Scale & Growth Metrics
HDFC Bank reported strong growth in Q3 FY26, with total assets rising 8.7 percent YoY to Rs 40,88,900 crore from Rs 37,59,000 crore. The loan book expanded 11.9 percent YoY to Rs 28,44,600 crore, while deposits grew 11.5 percent YoY to Rs 28,60,100 crore. CASA ratio improved to 34 percent, marking a 10.1 percent YoY increase, reflecting robust retail deposit traction.
State bank of India: Q3 FY26 performance showed robust growth, with total assets rising 8.18 percent YoY to Rs 71,61,975 crore from Rs 66,20,674 crore. The loan book surged 15.4 percent YoY to Rs 46,83,508 crore, while deposits increased 8 percent YoY to Rs 57,01,309 crore. CASA ratio improved to 39.13 percent, highlighting strong current and savings account traction.
Profitability Metrics
HDFC Bank reported Q3 FY26 NII of Rs 32,620 crore, up 6.4 percent YoY from Rs 30,650 crore, with PAT rising 11.5 percent YoY to Rs 18,650 crore from Rs 16,740 crore. Net Interest Margin stood at 3.4 percent, down 10bps YoY. ROA was 1.92 percent, ROE 13.9 percent, while the cost of funds remained at 4.5 percent, reflecting efficient balance sheet management.
SBI reported a Q3 FY26 NII of Rs 45,190 crore, up 9.04 percent YoY from Rs 41,446 crore, with PAT rising 24.9 percent YoY to Rs 21,028 crore from Rs 16,891 crore. Net Interest Margin stood at 2.99 percent, down 2 bps YoY. ROA was 1.19 percent, while the cost of funds was 5.07 percent, reflecting strong profitability and controlled funding costs.
Conclusion: HDFC Bank and SBI continue to dominate India’s banking landscape, each leveraging its unique strengths. HDFC Bank’s efficiency, strong digital capabilities, and innovative products make it a preferred choice among private sector investors, offering consistent growth and attractive valuations. Its healthy CASA ratio and robust loan book expansion reflect strong retail and corporate traction.

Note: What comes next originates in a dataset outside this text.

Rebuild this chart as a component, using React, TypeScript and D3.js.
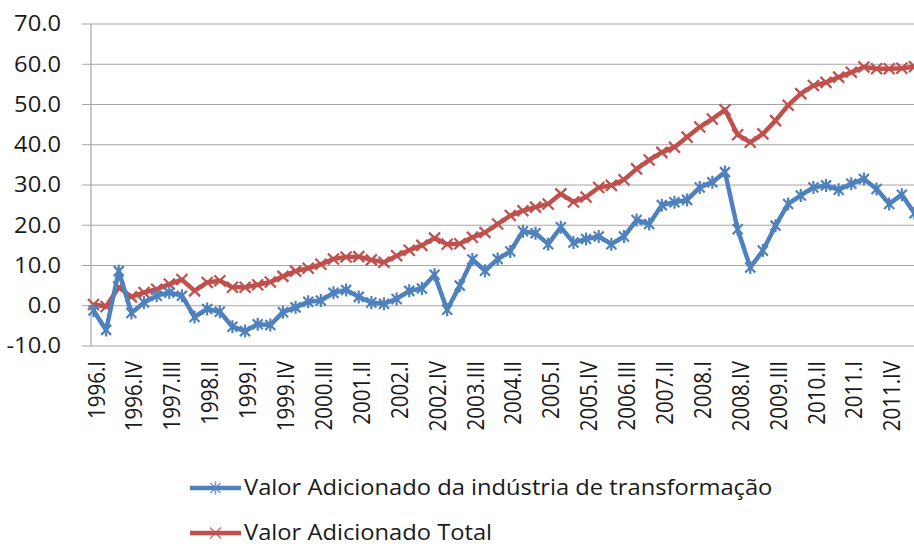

On the other hand, SBI’s sheer scale, stability, and strong loan growth underscore the resilience of public sector banks. With extensive branch and ATM networks, solid liquidity, and rising profitability, SBI remains a reliable financial institution, providing steady returns for investors. Together, both banks exemplify complementary strengths, highlighting the balance between innovation-driven private banking and scale-driven public sector banking in India.